Q: How do you implement message search?

Cassandra is not designed for full-text search (it has no inverted index). For message search:

Async indexing pipeline: Every message written to Cassandra also publishes to Kafka → Elasticsearch consumer indexes the message content.
Search service: Queries Elasticsearch with conversation_id filter + full-text query.
Result hydration: Fetch actual message objects from Cassandra using the returned message_id list.

Elasticsearch handles the inverted index, relevance ranking, and fuzzy matching. Cassandra handles the durable storage and retrieval by ID. Never mix the two concerns.

Q: How do you handle message ordering when two users send at the same millisecond?

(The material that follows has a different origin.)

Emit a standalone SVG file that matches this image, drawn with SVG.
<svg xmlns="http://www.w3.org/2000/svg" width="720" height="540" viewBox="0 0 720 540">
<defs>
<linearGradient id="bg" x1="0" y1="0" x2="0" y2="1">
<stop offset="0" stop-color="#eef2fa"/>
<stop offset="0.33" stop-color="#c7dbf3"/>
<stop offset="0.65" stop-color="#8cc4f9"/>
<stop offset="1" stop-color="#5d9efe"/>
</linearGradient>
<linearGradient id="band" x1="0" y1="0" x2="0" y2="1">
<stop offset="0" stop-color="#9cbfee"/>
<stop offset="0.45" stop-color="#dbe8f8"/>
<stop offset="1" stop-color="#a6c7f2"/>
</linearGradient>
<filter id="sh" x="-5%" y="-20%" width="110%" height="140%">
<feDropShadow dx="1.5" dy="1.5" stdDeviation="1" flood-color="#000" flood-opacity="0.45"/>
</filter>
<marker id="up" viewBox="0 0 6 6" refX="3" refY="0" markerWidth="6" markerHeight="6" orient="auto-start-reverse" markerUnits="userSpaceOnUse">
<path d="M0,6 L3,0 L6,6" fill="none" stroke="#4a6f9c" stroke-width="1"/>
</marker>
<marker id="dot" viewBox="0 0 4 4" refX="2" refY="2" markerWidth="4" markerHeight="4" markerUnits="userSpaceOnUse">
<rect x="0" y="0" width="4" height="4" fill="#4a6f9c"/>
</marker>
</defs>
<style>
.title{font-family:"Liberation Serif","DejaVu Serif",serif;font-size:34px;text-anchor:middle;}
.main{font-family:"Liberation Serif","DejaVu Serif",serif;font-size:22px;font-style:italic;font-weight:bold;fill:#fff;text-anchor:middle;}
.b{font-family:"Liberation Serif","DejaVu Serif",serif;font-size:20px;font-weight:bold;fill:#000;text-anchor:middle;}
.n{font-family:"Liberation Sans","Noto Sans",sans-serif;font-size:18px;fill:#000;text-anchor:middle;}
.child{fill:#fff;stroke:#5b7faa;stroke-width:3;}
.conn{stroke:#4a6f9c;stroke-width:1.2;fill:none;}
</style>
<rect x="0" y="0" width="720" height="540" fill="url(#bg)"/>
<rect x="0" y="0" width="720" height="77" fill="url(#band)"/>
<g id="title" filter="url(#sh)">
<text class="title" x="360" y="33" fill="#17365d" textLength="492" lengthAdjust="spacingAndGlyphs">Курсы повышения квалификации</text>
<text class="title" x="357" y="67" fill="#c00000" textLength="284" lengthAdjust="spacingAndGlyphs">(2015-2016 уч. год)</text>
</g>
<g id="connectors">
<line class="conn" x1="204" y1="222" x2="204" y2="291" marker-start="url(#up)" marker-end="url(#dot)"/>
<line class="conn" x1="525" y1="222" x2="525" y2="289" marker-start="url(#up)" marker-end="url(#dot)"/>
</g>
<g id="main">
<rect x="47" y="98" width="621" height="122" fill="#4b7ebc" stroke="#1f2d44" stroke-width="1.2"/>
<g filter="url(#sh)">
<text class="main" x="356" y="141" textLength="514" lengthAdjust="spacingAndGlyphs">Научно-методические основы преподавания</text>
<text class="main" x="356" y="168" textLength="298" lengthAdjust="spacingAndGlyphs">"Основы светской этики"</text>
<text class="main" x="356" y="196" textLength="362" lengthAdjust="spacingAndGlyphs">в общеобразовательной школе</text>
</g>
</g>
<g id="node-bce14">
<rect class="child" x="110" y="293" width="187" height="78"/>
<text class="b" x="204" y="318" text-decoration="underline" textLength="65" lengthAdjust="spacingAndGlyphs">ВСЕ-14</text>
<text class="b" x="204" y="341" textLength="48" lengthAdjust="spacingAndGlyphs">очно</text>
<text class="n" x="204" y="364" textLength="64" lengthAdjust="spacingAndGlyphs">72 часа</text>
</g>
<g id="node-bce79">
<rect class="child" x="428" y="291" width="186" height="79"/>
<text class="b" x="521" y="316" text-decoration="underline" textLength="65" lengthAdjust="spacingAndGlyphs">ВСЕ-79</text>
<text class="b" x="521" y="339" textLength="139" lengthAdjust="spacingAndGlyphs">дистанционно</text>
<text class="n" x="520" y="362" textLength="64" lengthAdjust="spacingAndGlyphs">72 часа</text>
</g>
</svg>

Snowflake IDs include a per-worker sequence number (12 bits = 4096 IDs/ms). Two messages sent at the same millisecond from the same server get different sequence numbers → different Snowflake IDs → deterministic ordering.

If messages arrive from different servers at the same millisecond, the Snowflake IDs from different workers may overlap. Solution: at read time, break ties by (sent_at, sender_id) — a consistent secondary sort that’s stable even with clock skew.

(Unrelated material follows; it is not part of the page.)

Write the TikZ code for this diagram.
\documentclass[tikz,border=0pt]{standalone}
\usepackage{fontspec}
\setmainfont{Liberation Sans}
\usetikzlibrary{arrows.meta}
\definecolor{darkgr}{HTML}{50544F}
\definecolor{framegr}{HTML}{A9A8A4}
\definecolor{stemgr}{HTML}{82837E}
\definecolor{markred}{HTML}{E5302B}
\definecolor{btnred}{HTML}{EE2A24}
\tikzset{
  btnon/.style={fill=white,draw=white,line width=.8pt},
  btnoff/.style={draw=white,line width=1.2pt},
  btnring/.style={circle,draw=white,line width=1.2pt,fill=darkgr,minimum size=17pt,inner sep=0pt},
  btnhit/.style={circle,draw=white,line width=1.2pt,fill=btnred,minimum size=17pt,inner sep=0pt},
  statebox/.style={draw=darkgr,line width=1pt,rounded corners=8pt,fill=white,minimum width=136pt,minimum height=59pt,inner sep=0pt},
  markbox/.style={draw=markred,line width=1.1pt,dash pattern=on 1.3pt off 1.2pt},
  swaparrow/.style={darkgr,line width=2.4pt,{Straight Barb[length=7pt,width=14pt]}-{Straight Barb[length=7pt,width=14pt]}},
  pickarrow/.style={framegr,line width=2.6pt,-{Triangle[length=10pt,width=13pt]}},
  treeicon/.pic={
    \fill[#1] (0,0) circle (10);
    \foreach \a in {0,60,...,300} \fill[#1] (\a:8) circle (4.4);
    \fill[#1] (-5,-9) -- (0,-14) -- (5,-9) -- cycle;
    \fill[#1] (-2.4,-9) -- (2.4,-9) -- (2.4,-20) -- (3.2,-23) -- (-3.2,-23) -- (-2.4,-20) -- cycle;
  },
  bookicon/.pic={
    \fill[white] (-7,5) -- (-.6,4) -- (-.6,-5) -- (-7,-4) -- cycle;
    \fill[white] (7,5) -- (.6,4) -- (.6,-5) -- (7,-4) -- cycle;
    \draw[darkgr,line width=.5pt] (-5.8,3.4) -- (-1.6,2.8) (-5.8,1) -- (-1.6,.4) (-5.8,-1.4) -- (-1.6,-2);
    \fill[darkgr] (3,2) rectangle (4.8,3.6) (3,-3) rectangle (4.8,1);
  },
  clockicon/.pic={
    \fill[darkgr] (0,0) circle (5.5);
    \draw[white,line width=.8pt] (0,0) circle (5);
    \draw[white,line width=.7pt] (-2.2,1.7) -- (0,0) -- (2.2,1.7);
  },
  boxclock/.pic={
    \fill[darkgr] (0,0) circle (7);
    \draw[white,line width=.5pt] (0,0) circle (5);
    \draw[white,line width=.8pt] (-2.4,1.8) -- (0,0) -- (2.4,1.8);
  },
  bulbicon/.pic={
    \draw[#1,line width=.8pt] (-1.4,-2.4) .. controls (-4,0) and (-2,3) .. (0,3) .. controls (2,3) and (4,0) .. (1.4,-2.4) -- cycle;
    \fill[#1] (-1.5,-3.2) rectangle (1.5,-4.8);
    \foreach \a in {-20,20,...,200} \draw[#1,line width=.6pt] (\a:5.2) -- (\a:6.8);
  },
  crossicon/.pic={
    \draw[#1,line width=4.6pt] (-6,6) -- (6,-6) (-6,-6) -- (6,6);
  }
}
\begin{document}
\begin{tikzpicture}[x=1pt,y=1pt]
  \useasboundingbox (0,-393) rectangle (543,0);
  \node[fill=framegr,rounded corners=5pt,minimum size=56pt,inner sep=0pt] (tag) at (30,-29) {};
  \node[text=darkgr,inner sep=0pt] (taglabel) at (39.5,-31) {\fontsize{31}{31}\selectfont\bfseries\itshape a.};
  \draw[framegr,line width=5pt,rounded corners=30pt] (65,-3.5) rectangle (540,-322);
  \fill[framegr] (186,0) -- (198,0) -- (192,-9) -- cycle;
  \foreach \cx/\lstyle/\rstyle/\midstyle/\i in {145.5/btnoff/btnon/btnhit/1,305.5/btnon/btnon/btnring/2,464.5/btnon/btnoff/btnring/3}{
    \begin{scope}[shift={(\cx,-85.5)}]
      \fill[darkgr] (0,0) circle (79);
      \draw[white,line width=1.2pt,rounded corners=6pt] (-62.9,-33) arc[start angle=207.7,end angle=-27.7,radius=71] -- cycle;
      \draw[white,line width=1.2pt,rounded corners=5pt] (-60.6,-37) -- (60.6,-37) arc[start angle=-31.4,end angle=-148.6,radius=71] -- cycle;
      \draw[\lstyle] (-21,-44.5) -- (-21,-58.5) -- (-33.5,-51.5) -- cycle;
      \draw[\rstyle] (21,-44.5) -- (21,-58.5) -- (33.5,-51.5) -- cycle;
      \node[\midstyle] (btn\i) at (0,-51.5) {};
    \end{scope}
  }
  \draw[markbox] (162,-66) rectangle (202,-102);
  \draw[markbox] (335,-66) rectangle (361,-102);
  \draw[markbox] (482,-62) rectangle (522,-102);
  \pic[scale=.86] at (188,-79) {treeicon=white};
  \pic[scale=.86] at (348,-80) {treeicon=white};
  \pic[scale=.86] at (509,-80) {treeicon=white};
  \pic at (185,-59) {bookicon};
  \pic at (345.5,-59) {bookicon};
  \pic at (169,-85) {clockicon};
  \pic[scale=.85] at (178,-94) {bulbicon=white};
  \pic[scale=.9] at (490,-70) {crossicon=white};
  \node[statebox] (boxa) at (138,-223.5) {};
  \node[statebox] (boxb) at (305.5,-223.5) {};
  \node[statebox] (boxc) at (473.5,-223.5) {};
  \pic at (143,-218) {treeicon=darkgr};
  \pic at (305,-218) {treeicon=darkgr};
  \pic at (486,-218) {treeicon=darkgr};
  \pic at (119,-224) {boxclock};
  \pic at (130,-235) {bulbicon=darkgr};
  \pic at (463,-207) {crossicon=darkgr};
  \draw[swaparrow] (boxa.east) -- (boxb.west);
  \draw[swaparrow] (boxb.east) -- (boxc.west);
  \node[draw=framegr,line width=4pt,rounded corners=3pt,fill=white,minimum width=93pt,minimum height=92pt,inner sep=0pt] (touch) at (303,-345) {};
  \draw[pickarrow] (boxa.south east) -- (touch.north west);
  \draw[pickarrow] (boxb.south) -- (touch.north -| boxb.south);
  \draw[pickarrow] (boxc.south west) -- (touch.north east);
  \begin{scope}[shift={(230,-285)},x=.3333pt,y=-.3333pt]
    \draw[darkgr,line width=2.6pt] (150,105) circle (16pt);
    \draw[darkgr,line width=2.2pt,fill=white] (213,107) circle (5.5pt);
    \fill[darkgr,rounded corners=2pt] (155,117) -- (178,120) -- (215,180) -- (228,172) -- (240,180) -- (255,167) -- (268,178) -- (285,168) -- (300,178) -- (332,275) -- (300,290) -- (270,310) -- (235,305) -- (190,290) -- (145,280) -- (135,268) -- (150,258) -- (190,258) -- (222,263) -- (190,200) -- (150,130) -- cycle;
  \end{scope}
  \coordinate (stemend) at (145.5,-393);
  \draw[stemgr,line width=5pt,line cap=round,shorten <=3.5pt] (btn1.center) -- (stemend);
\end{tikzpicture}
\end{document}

For causal ordering (ensure “message B was sent after seeing message A”), include a replyToId or causalClock field. Clients display messages in Snowflake ID order (close enough to causal order for most chat scenarios).

Q: What happens to the 20M open WebSocket connections if you need to deploy a new version?

Rolling deployment with graceful drain:

Stop sending new connections to the server being replaced (remove from load balancer).
Send a {"type": "server_shutdown", "reconnectIn": 5} message to all connected clients.
Clients receive this and schedule a reconnect in 5 seconds (with jitter).
Wait for all connections to drain (max 30 seconds).
Terminate the server process.
Clients reconnect to a different server (load balancer picks a new one).
New server registers their presence, fetches offline messages if any arrived during the 5-second gap.

The gap in delivery during the 5-second reconnect is covered by the offline message queue — any messages that arrived during reconnect are queued and delivered immediately on reconnection.